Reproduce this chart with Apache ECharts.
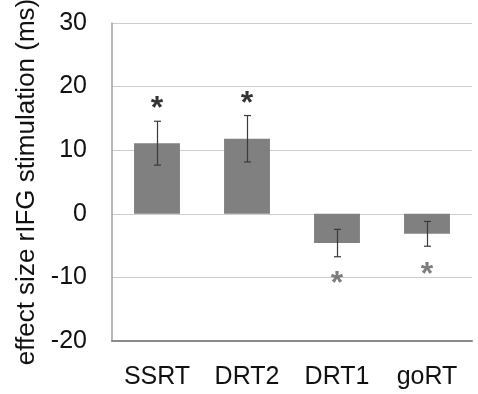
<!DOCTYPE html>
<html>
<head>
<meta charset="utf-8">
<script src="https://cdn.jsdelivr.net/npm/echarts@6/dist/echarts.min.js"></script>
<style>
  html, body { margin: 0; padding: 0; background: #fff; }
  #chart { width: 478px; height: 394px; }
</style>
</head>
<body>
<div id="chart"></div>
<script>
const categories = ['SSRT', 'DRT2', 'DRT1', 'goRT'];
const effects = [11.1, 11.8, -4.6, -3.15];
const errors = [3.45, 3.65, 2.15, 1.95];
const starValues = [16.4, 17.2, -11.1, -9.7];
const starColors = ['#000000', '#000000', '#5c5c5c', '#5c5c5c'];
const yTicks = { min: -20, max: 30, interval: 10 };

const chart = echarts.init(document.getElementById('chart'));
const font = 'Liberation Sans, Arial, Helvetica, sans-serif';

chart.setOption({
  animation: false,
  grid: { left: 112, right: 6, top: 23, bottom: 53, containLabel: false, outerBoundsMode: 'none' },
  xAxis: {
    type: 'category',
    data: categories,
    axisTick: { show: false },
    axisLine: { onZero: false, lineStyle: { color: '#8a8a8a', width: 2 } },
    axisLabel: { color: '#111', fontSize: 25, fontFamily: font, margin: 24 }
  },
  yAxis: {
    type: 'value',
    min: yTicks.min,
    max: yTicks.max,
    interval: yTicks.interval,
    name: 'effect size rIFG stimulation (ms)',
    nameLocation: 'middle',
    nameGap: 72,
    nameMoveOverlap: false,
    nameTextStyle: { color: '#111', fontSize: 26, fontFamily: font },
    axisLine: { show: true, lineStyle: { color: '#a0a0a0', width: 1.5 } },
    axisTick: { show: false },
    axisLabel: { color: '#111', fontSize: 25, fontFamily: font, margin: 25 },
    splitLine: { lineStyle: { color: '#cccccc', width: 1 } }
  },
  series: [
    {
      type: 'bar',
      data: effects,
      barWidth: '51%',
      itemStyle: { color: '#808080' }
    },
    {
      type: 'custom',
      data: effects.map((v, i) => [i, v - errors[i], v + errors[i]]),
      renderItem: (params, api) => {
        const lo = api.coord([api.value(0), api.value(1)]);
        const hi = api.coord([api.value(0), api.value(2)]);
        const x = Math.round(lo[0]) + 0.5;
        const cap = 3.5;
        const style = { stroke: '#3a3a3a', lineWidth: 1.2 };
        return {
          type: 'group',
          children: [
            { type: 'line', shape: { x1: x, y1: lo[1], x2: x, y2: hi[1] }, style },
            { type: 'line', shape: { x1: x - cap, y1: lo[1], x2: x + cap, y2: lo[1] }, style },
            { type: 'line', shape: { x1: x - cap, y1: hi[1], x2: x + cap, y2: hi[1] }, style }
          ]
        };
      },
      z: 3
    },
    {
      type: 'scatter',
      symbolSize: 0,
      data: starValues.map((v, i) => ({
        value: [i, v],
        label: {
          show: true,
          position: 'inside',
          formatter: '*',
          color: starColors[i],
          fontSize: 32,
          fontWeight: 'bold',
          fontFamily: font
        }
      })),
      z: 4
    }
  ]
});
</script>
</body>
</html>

Given task — Replicate the material above verbatim; images stay out of the copy.

Solution for this problem —
Reproduce this chart with Apache ECharts.
<!DOCTYPE html>
<html>
<head>
<meta charset="utf-8">
<script src="https://cdn.jsdelivr.net/npm/echarts@6/dist/echarts.min.js"></script>
<style>
  html, body { margin: 0; padding: 0; background: #fff; }
  #chart { width: 478px; height: 394px; }
</style>
</head>
<body>
<div id="chart"></div>
<script>
const categories = ['SSRT', 'DRT2', 'DRT1', 'goRT'];
const effects = [11.1, 11.8, -4.6, -3.15];
const errors = [3.45, 3.65, 2.15, 1.95];
const starValues = [16.4, 17.2, -11.1, -9.7];
const starColors = ['#000000', '#000000', '#5c5c5c', '#5c5c5c'];
const yTicks = { min: -20, max: 30, interval: 10 };

const chart = echarts.init(document.getElementById('chart'));
const font = 'Liberation Sans, Arial, Helvetica, sans-serif';

chart.setOption({
  animation: false,
  grid: { left: 112, right: 6, top: 23, bottom: 53, containLabel: false, outerBoundsMode: 'none' },
  xAxis: {
    type: 'category',
    data: categories,
    axisTick: { show: false },
    axisLine: { onZero: false, lineStyle: { color: '#8a8a8a', width: 2 } },
    axisLabel: { color: '#111', fontSize: 25, fontFamily: font, margin: 24 }
  },
  yAxis: {
    type: 'value',
    min: yTicks.min,
    max: yTicks.max,
    interval: yTicks.interval,
    name: 'effect size rIFG stimulation (ms)',
    nameLocation: 'middle',
    nameGap: 72,
    nameMoveOverlap: false,
    nameTextStyle: { color: '#111', fontSize: 26, fontFamily: font },
    axisLine: { show: true, lineStyle: { color: '#a0a0a0', width: 1.5 } },
    axisTick: { show: false },
    axisLabel: { color: '#111', fontSize: 25, fontFamily: font, margin: 25 },
    splitLine: { lineStyle: { color: '#cccccc', width: 1 } }
  },
  series: [
    {
      type: 'bar',
      data: effects,
      barWidth: '51%',
      itemStyle: { color: '#808080' }
    },
    {
      type: 'custom',
      data: effects.map((v, i) => [i, v - errors[i], v + errors[i]]),
      renderItem: (params, api) => {
        const lo = api.coord([api.value(0), api.value(1)]);
        const hi = api.coord([api.value(0), api.value(2)]);
        const x = Math.round(lo[0]) + 0.5;
        const cap = 3.5;
        const style = { stroke: '#3a3a3a', lineWidth: 1.2 };
        return {
          type: 'group',
          children: [
            { type: 'line', shape: { x1: x, y1: lo[1], x2: x, y2: hi[1] }, style },
            { type: 'line', shape: { x1: x - cap, y1: lo[1], x2: x + cap, y2: lo[1] }, style },
            { type: 'line', shape: { x1: x - cap, y1: hi[1], x2: x + cap, y2: hi[1] }, style }
          ]
        };
      },
      z: 3
    },
    {
      type: 'scatter',
      symbolSize: 0,
      data: starValues.map((v, i) => ({
        value: [i, v],
        label: {
          show: true,
          position: 'inside',
          formatter: '*',
          color: starColors[i],
          fontSize: 32,
          fontWeight: 'bold',
          fontFamily: font
        }
      })),
      z: 4
    }
  ]
});
</script>
</body>
</html>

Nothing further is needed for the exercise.